Bugüne kadar sanat tarihçilerin, sanata kültüre duyarlı kuruluşların, vatandaşların çabası karşılıksız kalmış, tam ümit kesilmişti ki Hızır gibi yetiştiniz. Yalnız yine de önemli bir eksik var;
Kentin baraj suları altında kalması şimdilik sadece 10 gün geciktirilmiş durumda ki bu kesinlikle yeterli bir zaman değil. Lütfen düşünün, 10 gün sizin özel eşyalarınızın Köşk'e taşınması için bile yeterli bir zaman değil. Enerji Bakanı Ersümer "Baraj inşaatını yapan firma tazminat istemiyoruz derse bu süre uzatılabilir" demiş. Oysa Zeugma'yı iyi bilen bilim adamları buranın son derece değerli bir antik kent, yapılanın ise çok büyük bir hata olduğunu söylüyorlar. Bakanlar Kurulu'nun acilen karar alması ve gerekiyorsa firmaya aylık 30 milyon dolar tazminatı vererek, çalışmalara hiç değilse bir iki ay zaman kazandırması zorunluluğu var. Türkiye'de ne 60 milyon dolarları yolsuzluklarla yitirdik de sesimiz çıkmadı. Böyle bir değer için harcamışız çok mu? Lütfen hükümetin bu kararı alması için de ilginizi esirgemeyin..

Güneydoğu Anadolu Kalkınma Planının (GAP) bir parçası olarak yapım sürecinde olan Ilısu ve Karkamış barajları da benzer şekilde Hasankeyf'teki binlerce yıllık tarihi kalıntıların, kökü Asur medeniyetine kadar uzanan bir kültürün, Selçuklular döneminden kalan muhteşem eserlerin yok olmasına neden olacak.

3 bin yıllık tarih sular altında

Hasankeyf'in önemini 1960'lı yılların sonunda fark ederek oraya koşan ve arkadaşlarıyla birlikte tarihi eserleri kurtarmaya çalışan Dil Tarih Coğrafya Fakültesi Sanat Tarihi Bölümü Başkanı Prof. Oluş Arık bakın ne diyor;
"Bu bölgede ilk büyük felâket devlet eliyle 1964 yılında oldu. Türkiye-Irak-Suriye transit yolu yapılırken muteahhit kimseye sormadan güzergâhı harabelerin içinden geçirdi. Anıtlar, harabeler mahvoldu.

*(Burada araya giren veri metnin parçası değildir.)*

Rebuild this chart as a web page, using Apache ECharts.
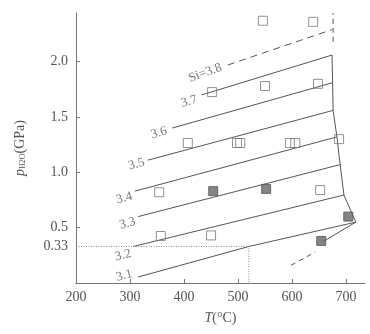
<!DOCTYPE html>
<html>
<head>
<meta charset="utf-8">
<script src="https://cdn.jsdelivr.net/npm/echarts@6/dist/echarts.min.js"></script>
<style>
  html, body { margin: 0; padding: 0; background: #fff; }
  #chart { width: 370px; height: 334px; }
</style>
</head>
<body>
<div id="chart"></div>
<script>
  // tick labels
  const xTicks = [200, 300, 400, 500, 600, 700];
  const yTicks = [0.33, 0.5, 1.0, 1.5, 2.0];

  // Si isopleths, [T(°C), p(GPa)]
  const si31 = [[315, 0.054], [520, 0.33], [718, 0.55]];
  const si32 = [[306, 0.33], [696, 0.795]];
  const si33 = [[315, 0.6], [689, 1.07]];
  const si34 = [[309, 0.83], [683, 1.32]];
  const si35 = [[333, 1.11], [676, 1.56]];
  const si36 = [[378, 1.4], [675, 1.81]];
  const si37 = [[433, 1.7], [674, 2.06]];
  const si38 = [[481, 1.97], [674, 2.29]];
  const siNames = ['3.1', '3.2', '3.3', '3.4', '3.5', '3.6', '3.7', 'Si=3.8'];

  // stability boundary and guide lines
  const boundary = [[674, 2.06], [675, 1.81], [676, 1.56], [683, 1.32], [689, 1.07], [696, 0.795], [718, 0.55], [656, 0.37]];
  const cutoff = [[200, 0.33], [520, 0.33], [520, 0]];
  const topDash = [[676, 2.18], [676, 2.44]];
  const lowDash = [[598, 0.16], [643, 0.28]];

  // samples
  const openSquares = [
    [546, 2.37], [639, 2.36],
    [452, 1.725], [550, 1.78], [648, 1.8],
    [407, 1.265], [498, 1.265], [504, 1.265], [596, 1.265], [606, 1.265], [687, 1.3],
    [354, 0.82], [652, 0.84],
    [357, 0.425], [450, 0.43]
  ];
  const filledSquares = [[454, 0.83], [552, 0.85], [704, 0.6], [654, 0.38]];

  const grey = '#555';
  const serif = '"Liberation Serif", "DejaVu Serif", serif';
  // label tilt and nudge (px) for each isopleth label
  const labelTilt = [15, 14, 14, 15, 15, 17, 16, 20];
  const labelNudge = [[-1, -4], [0, 7], [0, 5], [0, 5], [0, 2], [-2, 2], [-2, 4], [-3, 1]];

  let myChart = echarts.init(document.getElementById('chart'));

  const siLines = [si31, si32, si33, si34, si35, si36, si37, si38];
  let series = siLines.map(function (d, i) {
    return {
      name: siNames[i],
      type: 'line',
      data: d,
      showSymbol: false,
      lineStyle: { color: grey, width: 1, type: i === 7 ? [7, 5] : 'solid' }
    };
  });

  // labels sit at the left end of each line
  series.push({
    type: 'scatter',
    symbolSize: 0,
    data: siLines.map(function (d, i) {
      return {
        value: d[0],
        label: { show: true, formatter: siNames[i], rotate: labelTilt[i], offset: labelNudge[i] }
      };
    }),
    label: { position: 'left', distance: 4, color: grey, fontFamily: serif, fontSize: 13 }
  });

  series.push(
    { type: 'line', data: boundary, showSymbol: false, lineStyle: { color: grey, width: 1 } },
    { type: 'line', data: cutoff, showSymbol: false, lineStyle: { color: '#888', width: 1, type: [1, 1.5] } },
    { type: 'line', data: topDash, showSymbol: false, lineStyle: { color: grey, width: 1, type: [5, 4] } },
    { type: 'line', data: lowDash, showSymbol: false, lineStyle: { color: grey, width: 1, type: [5, 4] } },
    {
      type: 'scatter', data: openSquares, symbol: 'rect', symbolSize: 9, z: 5,
      itemStyle: { color: 'rgba(255,255,255,0)', borderColor: '#777', borderWidth: 1 }
    },
    {
      type: 'scatter', data: filledSquares, symbol: 'rect', symbolSize: 9, z: 5,
      itemStyle: { color: '#666', borderColor: '#555', borderWidth: 1 }
    }
  );

  myChart.setOption({
    animation: false,
    grid: { left: 76, right: 5, top: 13, bottom: 51 },
    xAxis: {
      type: 'value',
      min: 200,
      max: 735,
      name: '{i|T}(°C)',
      nameLocation: 'middle',
      nameGap: 28,
      nameTextStyle: {
        color: grey, fontFamily: serif, fontSize: 14,
        rich: { i: { fontStyle: 'italic', fontFamily: serif, fontSize: 14, color: grey } }
      },
      splitLine: { show: false },
      axisLine: { lineStyle: { color: '#777' } },
      axisTick: { inside: true, length: 4, customValues: [300, 400, 500, 600, 700], lineStyle: { color: '#777' } },
      axisLabel: { customValues: xTicks, color: grey, fontFamily: serif, fontSize: 14, margin: 7 }
    },
    yAxis: {
      type: 'value',
      min: 0,
      max: 2.44,
      name: '{i|p}{s|H2O}(GPa)',
      nameLocation: 'middle',
      nameGap: 49,
      nameTextStyle: {
        color: grey, fontFamily: serif, fontSize: 14,
        rich: {
          i: { fontStyle: 'italic', fontFamily: serif, fontSize: 14, color: grey },
          s: { fontFamily: serif, fontSize: 8, color: grey, padding: [6, 0, 0, 0] }
        }
      },
      splitLine: { show: false },
      axisLine: { show: true, lineStyle: { color: '#777' } },
      axisTick: { show: true, inside: true, length: 4, customValues: [0.5, 1.0, 1.5, 2.0], lineStyle: { color: '#777' } },
      axisLabel: {
        customValues: yTicks,
        color: grey, fontFamily: serif, fontSize: 14, margin: 8,
        formatter: function (v) { return v === 0.33 ? '0.33' : v.toFixed(1); }
      }
    },
    series: series
  });
</script>
</body>
</html>
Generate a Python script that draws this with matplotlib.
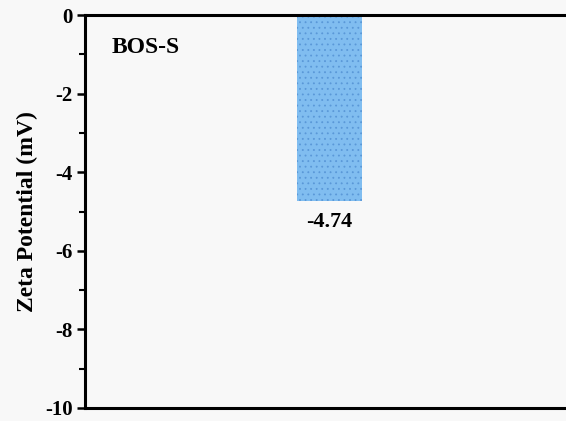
import numpy as np
import matplotlib.pyplot as plt

samples = ["BOS-S"]
zeta = [-4.74]
yticks = [0, -2, -4, -6, -8, -10]

plt.rcParams['font.family'] = ['Liberation Serif', 'DejaVu Serif']
plt.rcParams['font.weight'] = 'bold'
plt.rcParams['hatch.linewidth'] = 0.6

fig = plt.figure(figsize=(5.66, 4.21), dpi=100)
fig.patch.set_facecolor('#f8f8f8')
ax = fig.add_axes([0.150, 0.031, 0.90, 0.933])
ax.set_facecolor('#f8f8f8')

x = np.arange(len(samples))
# hatch takes the edge colour; keep the outline itself invisible
bars = ax.bar(x, zeta, width=0.266, color='#80bdf0', edgecolor='#5a98d8',
              hatch='...', linewidth=0)
for xi, v in zip(x, zeta):
    ax.text(xi, v - 0.28, f"{v:.2f}", ha='center', va='top', fontsize=16, fontweight='bold')

ax.text(0.053, 0.918, samples[0], transform=ax.transAxes, fontsize=17,
        fontweight='bold', ha='left', va='center')

ax.set_xlim(-1, 1.083)
ax.set_ylim(-10, 0)
ax.set_yticks(yticks)
ax.set_yticklabels([str(t) for t in yticks])
ax.set_yticks(np.arange(-9, 0, 2), minor=True)
ax.set_xticks([])
ax.tick_params(axis='y', which='major', direction='out', length=6, width=1.8, labelsize=15, pad=3)
ax.tick_params(axis='y', which='minor', direction='out', length=4, width=1.5)
for s in ['left', 'top', 'bottom', 'right']:
    ax.spines[s].set_linewidth(2.2)
ax.set_ylabel("Zeta Potential (mV)", fontsize=17, fontweight='bold', labelpad=5)

fig.savefig("out.png", dpi=100, facecolor=fig.get_facecolor())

1974'te Cevdet Sunay burayı ziyaret ettiğinde halkı, aslında bir sığınak gibi sıcaktan koruyan mağaralarda yaşıyor görünce "Hemen evler yapın" diye emir verdi. Kötü, çirkin ve mağaralardan daha rahatsız evler yaparak atık sularıyla, foseptik kazılarıyla kalıntılara zarar verdiler. 1978'de önemi farkedilerek SİT alanı ilan edildikten kısa süre sonra, başka kurumlar buraya Ilısu Barajı yapılması için karar aldılar. Sn. Özal'a 50-70 yıllık ömrü olan baraj için 2-3 bin yıllık tarihi yok etmeyin dediğimde "Yapmak zorundayız" cevabını verdi. O günden sonra biz kişisel çabalarımızla eserleri kurtarmaya ve ciddi bir Kurtarma Projesinin önemini anlatmaya giriştik."

1998 de Kültür Bakanı İstemihan Talay'ın büyük bir ödenek sağlamasıyla Hasankeyf'te bir Ortaçağ Şehir Merkezi'nin ortaya çıkarıldığını söyleyen Prof. Arık "86'danberi çalışma yapmamıza rağmen henüz Hasankeyf'teki değerlerin üçte birini hiç görmedik" diyor.

Prof. Oluş Arık ve kültür varlıklarını kurtarmak için Bakanlık'la birlikte çalışan ODTÜ TAÇDAM'dan Doç. Dr. Numan Tuna Hasankeyf'te başlanacak barajlar için "Aslında yapılmaması gerekir ama mademki yapılmaları bölge kalkınması açısından bu kadar önemli o zaman maksimum sayıda eser kurtarılıp, geri kalanlar için de kusursuz bir belgeleme yapmak şart. Bu da verilen zamanda imkânsız" diyorlar.
Tarihimizi, kültürümüzü korumak için gereken tek şey zaman, bunu lütfen sağlayın Sn Sezer!